→ **Record list**
.....

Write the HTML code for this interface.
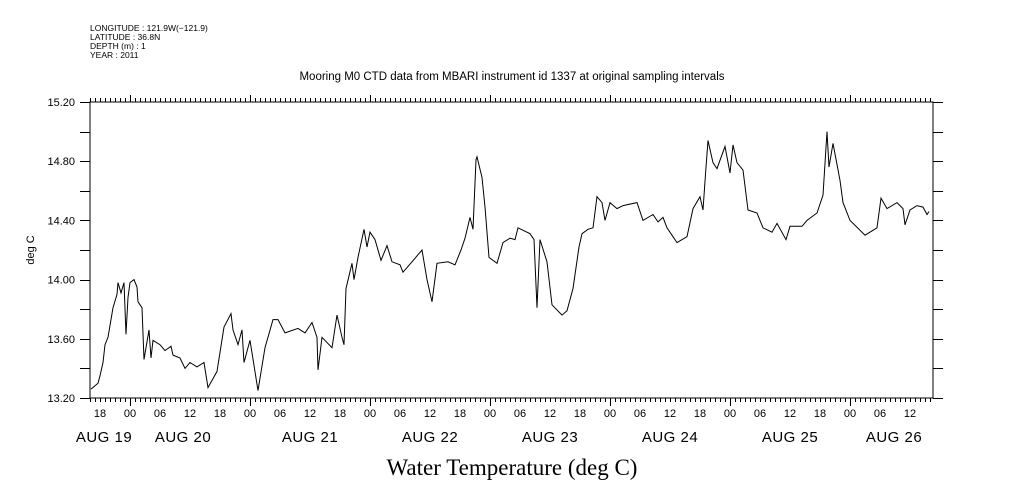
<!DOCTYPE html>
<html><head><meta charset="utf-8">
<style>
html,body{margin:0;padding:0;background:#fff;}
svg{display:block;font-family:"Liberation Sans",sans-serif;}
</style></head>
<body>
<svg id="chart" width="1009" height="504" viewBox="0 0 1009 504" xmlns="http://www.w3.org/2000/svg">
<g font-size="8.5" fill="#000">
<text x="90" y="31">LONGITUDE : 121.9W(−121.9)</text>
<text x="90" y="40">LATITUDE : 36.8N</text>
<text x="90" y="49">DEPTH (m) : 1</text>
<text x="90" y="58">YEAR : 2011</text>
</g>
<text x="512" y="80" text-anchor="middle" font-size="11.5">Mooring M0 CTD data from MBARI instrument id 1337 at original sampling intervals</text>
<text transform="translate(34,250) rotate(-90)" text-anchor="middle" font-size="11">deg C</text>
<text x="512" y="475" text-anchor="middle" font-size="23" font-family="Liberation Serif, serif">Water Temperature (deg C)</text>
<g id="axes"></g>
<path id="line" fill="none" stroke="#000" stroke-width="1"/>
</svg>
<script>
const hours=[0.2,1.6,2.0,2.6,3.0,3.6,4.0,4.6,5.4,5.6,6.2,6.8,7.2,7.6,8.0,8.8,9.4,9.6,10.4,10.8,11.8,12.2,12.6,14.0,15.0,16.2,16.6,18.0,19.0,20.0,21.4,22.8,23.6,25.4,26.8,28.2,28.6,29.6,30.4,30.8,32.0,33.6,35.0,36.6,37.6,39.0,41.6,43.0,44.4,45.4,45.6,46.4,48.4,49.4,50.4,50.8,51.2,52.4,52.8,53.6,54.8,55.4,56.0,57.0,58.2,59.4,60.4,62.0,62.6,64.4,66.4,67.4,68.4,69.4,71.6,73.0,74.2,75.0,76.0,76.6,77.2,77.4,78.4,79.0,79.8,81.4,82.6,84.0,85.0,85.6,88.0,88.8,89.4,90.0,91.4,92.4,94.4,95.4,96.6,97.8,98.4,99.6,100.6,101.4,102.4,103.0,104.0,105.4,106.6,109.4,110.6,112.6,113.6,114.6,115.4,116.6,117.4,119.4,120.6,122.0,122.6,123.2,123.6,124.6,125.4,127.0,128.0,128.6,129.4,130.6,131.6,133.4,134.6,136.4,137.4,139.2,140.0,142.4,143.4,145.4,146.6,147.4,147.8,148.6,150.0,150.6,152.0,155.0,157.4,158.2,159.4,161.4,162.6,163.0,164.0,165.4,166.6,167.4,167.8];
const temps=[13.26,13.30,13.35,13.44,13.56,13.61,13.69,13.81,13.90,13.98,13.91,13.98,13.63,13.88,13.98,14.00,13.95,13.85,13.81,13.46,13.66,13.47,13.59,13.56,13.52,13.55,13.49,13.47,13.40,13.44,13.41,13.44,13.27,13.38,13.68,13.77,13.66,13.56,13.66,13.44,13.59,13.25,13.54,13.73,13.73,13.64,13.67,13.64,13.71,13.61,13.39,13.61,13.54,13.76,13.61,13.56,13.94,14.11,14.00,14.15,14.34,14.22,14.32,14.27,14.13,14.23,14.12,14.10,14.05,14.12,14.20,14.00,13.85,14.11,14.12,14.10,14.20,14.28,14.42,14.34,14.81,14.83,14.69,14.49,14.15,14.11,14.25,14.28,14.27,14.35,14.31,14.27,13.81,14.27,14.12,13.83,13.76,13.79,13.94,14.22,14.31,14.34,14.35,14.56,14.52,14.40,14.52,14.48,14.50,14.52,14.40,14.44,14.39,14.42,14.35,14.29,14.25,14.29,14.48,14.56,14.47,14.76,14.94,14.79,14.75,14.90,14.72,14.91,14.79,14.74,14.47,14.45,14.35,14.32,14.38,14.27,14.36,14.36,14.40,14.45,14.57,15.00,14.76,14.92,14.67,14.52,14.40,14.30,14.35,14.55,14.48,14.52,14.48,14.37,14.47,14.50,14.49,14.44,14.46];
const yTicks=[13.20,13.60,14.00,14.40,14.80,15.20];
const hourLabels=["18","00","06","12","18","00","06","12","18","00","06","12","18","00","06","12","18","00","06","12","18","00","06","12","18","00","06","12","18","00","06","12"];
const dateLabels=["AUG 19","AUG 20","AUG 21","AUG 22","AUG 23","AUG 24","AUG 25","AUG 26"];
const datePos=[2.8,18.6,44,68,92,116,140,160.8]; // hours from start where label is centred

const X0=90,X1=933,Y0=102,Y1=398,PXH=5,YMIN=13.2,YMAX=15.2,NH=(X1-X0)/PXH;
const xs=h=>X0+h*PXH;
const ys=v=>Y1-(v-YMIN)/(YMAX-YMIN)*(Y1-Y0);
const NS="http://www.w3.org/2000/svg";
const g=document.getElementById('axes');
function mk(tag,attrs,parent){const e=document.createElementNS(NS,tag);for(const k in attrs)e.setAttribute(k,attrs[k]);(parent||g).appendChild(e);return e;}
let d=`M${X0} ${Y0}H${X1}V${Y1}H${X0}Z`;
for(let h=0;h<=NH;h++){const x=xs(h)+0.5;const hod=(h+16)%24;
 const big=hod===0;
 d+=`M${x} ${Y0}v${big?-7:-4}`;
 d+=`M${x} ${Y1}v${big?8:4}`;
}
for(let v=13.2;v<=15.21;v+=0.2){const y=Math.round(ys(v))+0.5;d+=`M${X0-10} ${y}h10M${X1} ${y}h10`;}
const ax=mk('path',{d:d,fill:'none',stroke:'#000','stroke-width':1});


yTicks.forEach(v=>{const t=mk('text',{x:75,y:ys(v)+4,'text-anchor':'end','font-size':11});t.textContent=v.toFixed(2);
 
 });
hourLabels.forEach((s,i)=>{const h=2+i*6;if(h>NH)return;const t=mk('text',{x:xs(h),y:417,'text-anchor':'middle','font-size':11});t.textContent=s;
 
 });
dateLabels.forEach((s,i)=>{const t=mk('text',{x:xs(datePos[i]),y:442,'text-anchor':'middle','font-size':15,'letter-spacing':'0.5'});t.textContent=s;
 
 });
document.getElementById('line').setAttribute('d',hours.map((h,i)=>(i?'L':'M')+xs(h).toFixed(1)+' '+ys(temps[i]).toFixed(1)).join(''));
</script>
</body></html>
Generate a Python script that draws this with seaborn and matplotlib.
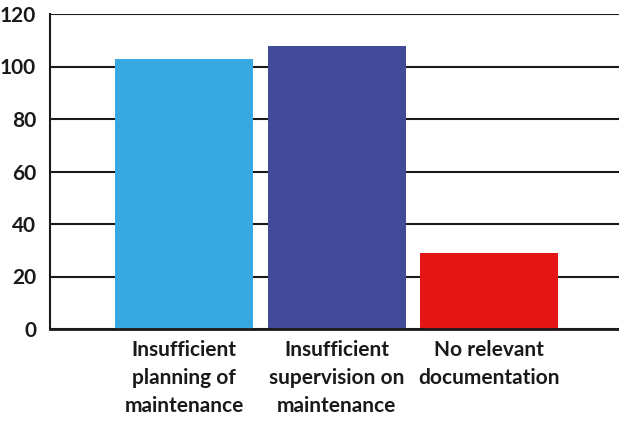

.....

→ **Set task**
All of the data above should be transcribed verbatim, with pictures omitted.

→ **Answer to the problem**
Write the HTML code for this interface.
<!DOCTYPE html>
<html><head><meta charset="utf-8">
<style>
html,body{margin:0;padding:0;background:#fff;}
svg{display:block;font-family:"Liberation Sans",sans-serif;}
</style></head>
<body>
<svg id="chart" width="1009" height="504" viewBox="0 0 1009 504" xmlns="http://www.w3.org/2000/svg">
<g font-size="8.5" fill="#000">
<text x="90" y="31">LONGITUDE : 121.9W(−121.9)</text>
<text x="90" y="40">LATITUDE : 36.8N</text>
<text x="90" y="49">DEPTH (m) : 1</text>
<text x="90" y="58">YEAR : 2011</text>
</g>
<text x="512" y="80" text-anchor="middle" font-size="11.5">Mooring M0 CTD data from MBARI instrument id 1337 at original sampling intervals</text>
<text transform="translate(34,250) rotate(-90)" text-anchor="middle" font-size="11">deg C</text>
<text x="512" y="475" text-anchor="middle" font-size="23" font-family="Liberation Serif, serif">Water Temperature (deg C)</text>
<g id="axes"></g>
<path id="line" fill="none" stroke="#000" stroke-width="1"/>
</svg>
<script>
const hours=[0.2,1.6,2.0,2.6,3.0,3.6,4.0,4.6,5.4,5.6,6.2,6.8,7.2,7.6,8.0,8.8,9.4,9.6,10.4,10.8,11.8,12.2,12.6,14.0,15.0,16.2,16.6,18.0,19.0,20.0,21.4,22.8,23.6,25.4,26.8,28.2,28.6,29.6,30.4,30.8,32.0,33.6,35.0,36.6,37.6,39.0,41.6,43.0,44.4,45.4,45.6,46.4,48.4,49.4,50.4,50.8,51.2,52.4,52.8,53.6,54.8,55.4,56.0,57.0,58.2,59.4,60.4,62.0,62.6,64.4,66.4,67.4,68.4,69.4,71.6,73.0,74.2,75.0,76.0,76.6,77.2,77.4,78.4,79.0,79.8,81.4,82.6,84.0,85.0,85.6,88.0,88.8,89.4,90.0,91.4,92.4,94.4,95.4,96.6,97.8,98.4,99.6,100.6,101.4,102.4,103.0,104.0,105.4,106.6,109.4,110.6,112.6,113.6,114.6,115.4,116.6,117.4,119.4,120.6,122.0,122.6,123.2,123.6,124.6,125.4,127.0,128.0,128.6,129.4,130.6,131.6,133.4,134.6,136.4,137.4,139.2,140.0,142.4,143.4,145.4,146.6,147.4,147.8,148.6,150.0,150.6,152.0,155.0,157.4,158.2,159.4,161.4,162.6,163.0,164.0,165.4,166.6,167.4,167.8];
const temps=[13.26,13.30,13.35,13.44,13.56,13.61,13.69,13.81,13.90,13.98,13.91,13.98,13.63,13.88,13.98,14.00,13.95,13.85,13.81,13.46,13.66,13.47,13.59,13.56,13.52,13.55,13.49,13.47,13.40,13.44,13.41,13.44,13.27,13.38,13.68,13.77,13.66,13.56,13.66,13.44,13.59,13.25,13.54,13.73,13.73,13.64,13.67,13.64,13.71,13.61,13.39,13.61,13.54,13.76,13.61,13.56,13.94,14.11,14.00,14.15,14.34,14.22,14.32,14.27,14.13,14.23,14.12,14.10,14.05,14.12,14.20,14.00,13.85,14.11,14.12,14.10,14.20,14.28,14.42,14.34,14.81,14.83,14.69,14.49,14.15,14.11,14.25,14.28,14.27,14.35,14.31,14.27,13.81,14.27,14.12,13.83,13.76,13.79,13.94,14.22,14.31,14.34,14.35,14.56,14.52,14.40,14.52,14.48,14.50,14.52,14.40,14.44,14.39,14.42,14.35,14.29,14.25,14.29,14.48,14.56,14.47,14.76,14.94,14.79,14.75,14.90,14.72,14.91,14.79,14.74,14.47,14.45,14.35,14.32,14.38,14.27,14.36,14.36,14.40,14.45,14.57,15.00,14.76,14.92,14.67,14.52,14.40,14.30,14.35,14.55,14.48,14.52,14.48,14.37,14.47,14.50,14.49,14.44,14.46];
const yTicks=[13.20,13.60,14.00,14.40,14.80,15.20];
const hourLabels=["18","00","06","12","18","00","06","12","18","00","06","12","18","00","06","12","18","00","06","12","18","00","06","12","18","00","06","12","18","00","06","12"];
const dateLabels=["AUG 19","AUG 20","AUG 21","AUG 22","AUG 23","AUG 24","AUG 25","AUG 26"];
const datePos=[2.8,18.6,44,68,92,116,140,160.8]; // hours from start where label is centred

const X0=90,X1=933,Y0=102,Y1=398,PXH=5,YMIN=13.2,YMAX=15.2,NH=(X1-X0)/PXH;
const xs=h=>X0+h*PXH;
const ys=v=>Y1-(v-YMIN)/(YMAX-YMIN)*(Y1-Y0);
const NS="http://www.w3.org/2000/svg";
const g=document.getElementById('axes');
function mk(tag,attrs,parent){const e=document.createElementNS(NS,tag);for(const k in attrs)e.setAttribute(k,attrs[k]);(parent||g).appendChild(e);return e;}
let d=`M${X0} ${Y0}H${X1}V${Y1}H${X0}Z`;
for(let h=0;h<=NH;h++){const x=xs(h)+0.5;const hod=(h+16)%24;
 const big=hod===0;
 d+=`M${x} ${Y0}v${big?-7:-4}`;
 d+=`M${x} ${Y1}v${big?8:4}`;
}
for(let v=13.2;v<=15.21;v+=0.2){const y=Math.round(ys(v))+0.5;d+=`M${X0-10} ${y}h10M${X1} ${y}h10`;}
const ax=mk('path',{d:d,fill:'none',stroke:'#000','stroke-width':1});


yTicks.forEach(v=>{const t=mk('text',{x:75,y:ys(v)+4,'text-anchor':'end','font-size':11});t.textContent=v.toFixed(2);
 
 });
hourLabels.forEach((s,i)=>{const h=2+i*6;if(h>NH)return;const t=mk('text',{x:xs(h),y:417,'text-anchor':'middle','font-size':11});t.textContent=s;
 
 });
dateLabels.forEach((s,i)=>{const t=mk('text',{x:xs(datePos[i]),y:442,'text-anchor':'middle','font-size':15,'letter-spacing':'0.5'});t.textContent=s;
 
 });
document.getElementById('line').setAttribute('d',hours.map((h,i)=>(i?'L':'M')+xs(h).toFixed(1)+' '+ys(temps[i]).toFixed(1)).join(''));
</script>
</body></html>
Generate a Python script that draws this with seaborn and matplotlib.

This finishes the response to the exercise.